When you want to be able to concentrate on your work, the key seems to be removing any music that's too distracting. So, unfortunately, aggressive heavy metal bands like Megadeth should probably fall by the wayside (yes, even their instrumental pieces). Similarly, anything with a driving, repetitive beat might lead one into a bit of a trance, which excludes a lot of club, dance and even Top 40 music.

The alternative/indie world seems to offer the most options here. Consider, for instance, Radiohead. Their 2000 album Kid A is essentially ambient noise with hints of melody. It's the perfect record to provide a soundtrack for some serious brain exercise. Even their more straightforward work, like OK Computer or The Bends, doesn't often venture into especially distracting territories.

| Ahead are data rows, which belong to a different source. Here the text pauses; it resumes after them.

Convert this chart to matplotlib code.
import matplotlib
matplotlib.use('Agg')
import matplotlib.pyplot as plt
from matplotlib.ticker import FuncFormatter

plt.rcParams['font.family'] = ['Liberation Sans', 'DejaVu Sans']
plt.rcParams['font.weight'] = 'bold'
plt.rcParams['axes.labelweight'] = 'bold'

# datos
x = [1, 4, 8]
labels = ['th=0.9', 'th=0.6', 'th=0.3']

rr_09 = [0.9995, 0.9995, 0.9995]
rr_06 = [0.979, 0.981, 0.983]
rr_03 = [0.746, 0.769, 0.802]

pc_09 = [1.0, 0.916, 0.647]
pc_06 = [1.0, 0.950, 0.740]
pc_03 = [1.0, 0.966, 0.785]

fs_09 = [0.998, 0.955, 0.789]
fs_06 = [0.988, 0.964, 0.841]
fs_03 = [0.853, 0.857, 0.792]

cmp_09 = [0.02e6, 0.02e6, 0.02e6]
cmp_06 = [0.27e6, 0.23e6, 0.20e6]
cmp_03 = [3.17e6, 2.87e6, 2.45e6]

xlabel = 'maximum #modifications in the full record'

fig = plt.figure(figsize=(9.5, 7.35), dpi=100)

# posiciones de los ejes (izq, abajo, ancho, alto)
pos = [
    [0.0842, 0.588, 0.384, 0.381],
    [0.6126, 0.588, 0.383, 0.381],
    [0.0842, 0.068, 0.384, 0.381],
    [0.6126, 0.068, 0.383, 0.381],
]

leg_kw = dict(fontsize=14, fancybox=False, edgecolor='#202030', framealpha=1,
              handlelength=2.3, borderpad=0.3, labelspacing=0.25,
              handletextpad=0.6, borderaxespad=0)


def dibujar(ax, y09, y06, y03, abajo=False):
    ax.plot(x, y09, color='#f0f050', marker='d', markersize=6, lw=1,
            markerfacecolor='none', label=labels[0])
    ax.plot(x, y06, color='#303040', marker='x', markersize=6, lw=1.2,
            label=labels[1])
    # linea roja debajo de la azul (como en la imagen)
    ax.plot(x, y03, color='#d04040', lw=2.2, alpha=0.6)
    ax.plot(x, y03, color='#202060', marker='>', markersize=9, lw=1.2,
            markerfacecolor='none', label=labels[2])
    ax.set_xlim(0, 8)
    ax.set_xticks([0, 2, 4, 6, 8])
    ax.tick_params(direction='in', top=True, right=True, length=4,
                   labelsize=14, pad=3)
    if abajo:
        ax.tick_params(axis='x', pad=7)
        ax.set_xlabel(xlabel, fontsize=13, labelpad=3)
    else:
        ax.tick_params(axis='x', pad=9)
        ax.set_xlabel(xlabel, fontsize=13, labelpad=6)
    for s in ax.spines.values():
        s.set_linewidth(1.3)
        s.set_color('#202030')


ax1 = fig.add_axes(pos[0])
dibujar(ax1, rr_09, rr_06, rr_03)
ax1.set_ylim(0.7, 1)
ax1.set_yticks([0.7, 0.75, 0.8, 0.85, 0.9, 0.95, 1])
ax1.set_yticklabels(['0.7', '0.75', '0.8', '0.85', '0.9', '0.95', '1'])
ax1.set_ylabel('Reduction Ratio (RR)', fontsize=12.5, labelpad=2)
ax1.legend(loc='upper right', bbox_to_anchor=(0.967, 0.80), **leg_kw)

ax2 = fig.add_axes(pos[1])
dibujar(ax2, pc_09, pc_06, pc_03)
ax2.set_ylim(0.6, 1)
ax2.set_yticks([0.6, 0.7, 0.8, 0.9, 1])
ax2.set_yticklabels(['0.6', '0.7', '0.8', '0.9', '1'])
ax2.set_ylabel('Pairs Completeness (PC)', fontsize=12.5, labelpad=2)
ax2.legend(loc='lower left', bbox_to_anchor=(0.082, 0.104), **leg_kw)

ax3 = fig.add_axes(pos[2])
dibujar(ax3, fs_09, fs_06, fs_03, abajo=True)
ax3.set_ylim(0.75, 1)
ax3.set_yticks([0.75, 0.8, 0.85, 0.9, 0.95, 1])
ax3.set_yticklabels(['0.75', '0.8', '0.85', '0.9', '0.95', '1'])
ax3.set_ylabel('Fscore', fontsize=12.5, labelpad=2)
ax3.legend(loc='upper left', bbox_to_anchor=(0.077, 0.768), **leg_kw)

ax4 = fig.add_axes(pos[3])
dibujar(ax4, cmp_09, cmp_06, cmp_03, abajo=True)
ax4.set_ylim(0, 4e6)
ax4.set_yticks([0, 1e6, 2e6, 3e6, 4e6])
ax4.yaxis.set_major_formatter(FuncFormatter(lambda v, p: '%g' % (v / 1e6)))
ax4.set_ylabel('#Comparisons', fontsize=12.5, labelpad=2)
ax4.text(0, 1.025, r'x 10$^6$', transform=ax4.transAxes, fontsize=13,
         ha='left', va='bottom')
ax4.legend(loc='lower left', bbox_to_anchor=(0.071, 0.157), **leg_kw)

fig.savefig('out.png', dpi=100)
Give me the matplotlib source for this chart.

There're a lot of other bands on the acoustic or electronic side of alternative and indie rock that might fit a studying bill, as well. For instance, one wouldn't imagine the catalog of the New Pornographers or the Decemberists to be too intrusive. There's also singer-songwriter types, ranging from Elton John to Ben Harper, whose generally light arrangements should provide a relaxing background for your study session.